SHORT EXERCISE | In the records below, find the line containing "Output the Python" and the line containing "0.07, 0.01, 0.01]"; please repeat exactly the lines from one to the other, both included, and nothing more.

INFORMATION GIVEN |
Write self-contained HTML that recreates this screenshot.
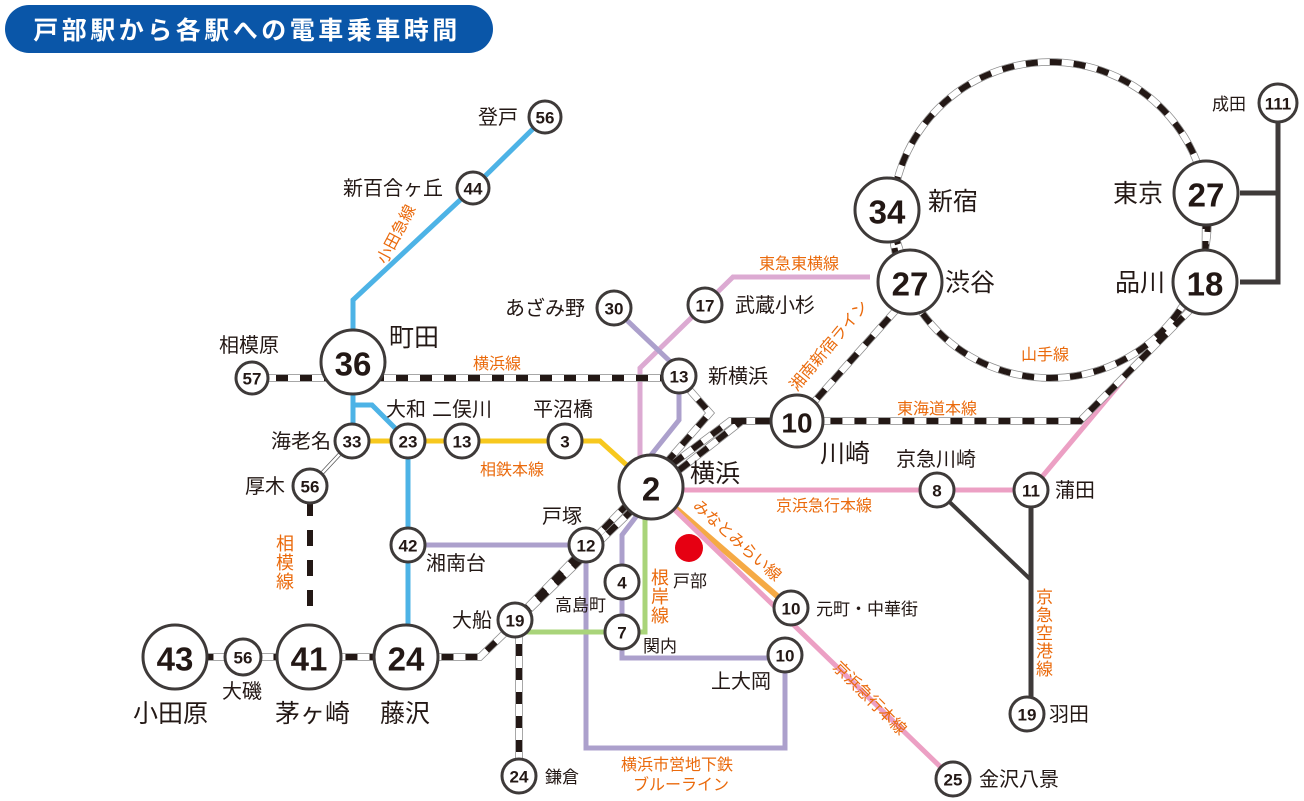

==

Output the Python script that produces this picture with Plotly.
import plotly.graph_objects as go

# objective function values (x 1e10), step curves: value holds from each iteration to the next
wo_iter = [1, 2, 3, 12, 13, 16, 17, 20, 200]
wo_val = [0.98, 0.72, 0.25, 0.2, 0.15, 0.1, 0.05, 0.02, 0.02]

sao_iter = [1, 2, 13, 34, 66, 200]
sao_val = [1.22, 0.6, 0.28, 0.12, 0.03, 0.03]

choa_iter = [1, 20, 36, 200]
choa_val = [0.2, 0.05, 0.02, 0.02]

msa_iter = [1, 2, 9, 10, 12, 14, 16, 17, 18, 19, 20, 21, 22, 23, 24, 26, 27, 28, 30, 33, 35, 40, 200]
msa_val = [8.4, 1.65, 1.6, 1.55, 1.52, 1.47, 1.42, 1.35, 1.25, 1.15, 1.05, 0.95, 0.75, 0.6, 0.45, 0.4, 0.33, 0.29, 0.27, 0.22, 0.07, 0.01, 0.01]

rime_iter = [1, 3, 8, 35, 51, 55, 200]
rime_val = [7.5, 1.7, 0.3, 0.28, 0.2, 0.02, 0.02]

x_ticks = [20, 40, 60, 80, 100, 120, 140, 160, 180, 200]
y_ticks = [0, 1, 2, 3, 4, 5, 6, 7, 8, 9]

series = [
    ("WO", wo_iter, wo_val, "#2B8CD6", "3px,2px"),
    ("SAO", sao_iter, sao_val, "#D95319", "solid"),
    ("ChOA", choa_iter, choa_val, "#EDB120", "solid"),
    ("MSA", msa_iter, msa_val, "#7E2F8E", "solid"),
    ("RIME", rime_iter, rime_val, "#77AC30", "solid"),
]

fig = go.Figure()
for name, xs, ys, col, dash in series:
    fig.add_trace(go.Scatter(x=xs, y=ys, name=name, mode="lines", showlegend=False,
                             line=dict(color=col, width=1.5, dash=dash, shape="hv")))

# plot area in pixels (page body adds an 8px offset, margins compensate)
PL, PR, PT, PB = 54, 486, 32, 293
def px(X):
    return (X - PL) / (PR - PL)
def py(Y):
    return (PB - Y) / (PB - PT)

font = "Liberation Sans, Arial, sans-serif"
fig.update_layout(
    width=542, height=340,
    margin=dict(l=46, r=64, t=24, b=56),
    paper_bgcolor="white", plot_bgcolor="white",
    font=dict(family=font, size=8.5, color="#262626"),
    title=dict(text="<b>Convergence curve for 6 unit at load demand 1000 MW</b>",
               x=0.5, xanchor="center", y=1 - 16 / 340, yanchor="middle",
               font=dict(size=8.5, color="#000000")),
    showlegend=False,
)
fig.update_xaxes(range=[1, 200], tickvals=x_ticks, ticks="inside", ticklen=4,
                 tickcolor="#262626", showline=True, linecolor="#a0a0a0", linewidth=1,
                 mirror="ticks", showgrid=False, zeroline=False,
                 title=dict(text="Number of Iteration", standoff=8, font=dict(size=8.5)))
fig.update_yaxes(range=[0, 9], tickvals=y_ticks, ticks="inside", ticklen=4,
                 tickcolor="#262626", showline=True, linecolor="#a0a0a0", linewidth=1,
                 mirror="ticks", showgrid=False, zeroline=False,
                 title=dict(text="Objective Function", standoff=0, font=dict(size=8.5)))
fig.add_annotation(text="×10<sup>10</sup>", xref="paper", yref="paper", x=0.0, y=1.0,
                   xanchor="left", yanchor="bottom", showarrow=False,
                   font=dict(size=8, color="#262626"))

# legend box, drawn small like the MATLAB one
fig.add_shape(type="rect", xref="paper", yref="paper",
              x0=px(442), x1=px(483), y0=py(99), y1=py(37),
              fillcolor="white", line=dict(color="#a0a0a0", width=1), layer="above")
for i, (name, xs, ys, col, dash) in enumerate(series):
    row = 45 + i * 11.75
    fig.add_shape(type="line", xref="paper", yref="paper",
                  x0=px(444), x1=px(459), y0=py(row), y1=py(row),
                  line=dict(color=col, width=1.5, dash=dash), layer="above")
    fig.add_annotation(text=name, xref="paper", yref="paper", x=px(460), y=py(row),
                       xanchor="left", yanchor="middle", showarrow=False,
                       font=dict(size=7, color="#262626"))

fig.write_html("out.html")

REPLY TO THE EXERCISE |
Output the Python script that produces this picture with Plotly.
import plotly.graph_objects as go

# objective function values (x 1e10), step curves: value holds from each iteration to the next
wo_iter = [1, 2, 3, 12, 13, 16, 17, 20, 200]
wo_val = [0.98, 0.72, 0.25, 0.2, 0.15, 0.1, 0.05, 0.02, 0.02]

sao_iter = [1, 2, 13, 34, 66, 200]
sao_val = [1.22, 0.6, 0.28, 0.12, 0.03, 0.03]

choa_iter = [1, 20, 36, 200]
choa_val = [0.2, 0.05, 0.02, 0.02]

msa_iter = [1, 2, 9, 10, 12, 14, 16, 17, 18, 19, 20, 21, 22, 23, 24, 26, 27, 28, 30, 33, 35, 40, 200]
msa_val = [8.4, 1.65, 1.6, 1.55, 1.52, 1.47, 1.42, 1.35, 1.25, 1.15, 1.05, 0.95, 0.75, 0.6, 0.45, 0.4, 0.33, 0.29, 0.27, 0.22, 0.07, 0.01, 0.01]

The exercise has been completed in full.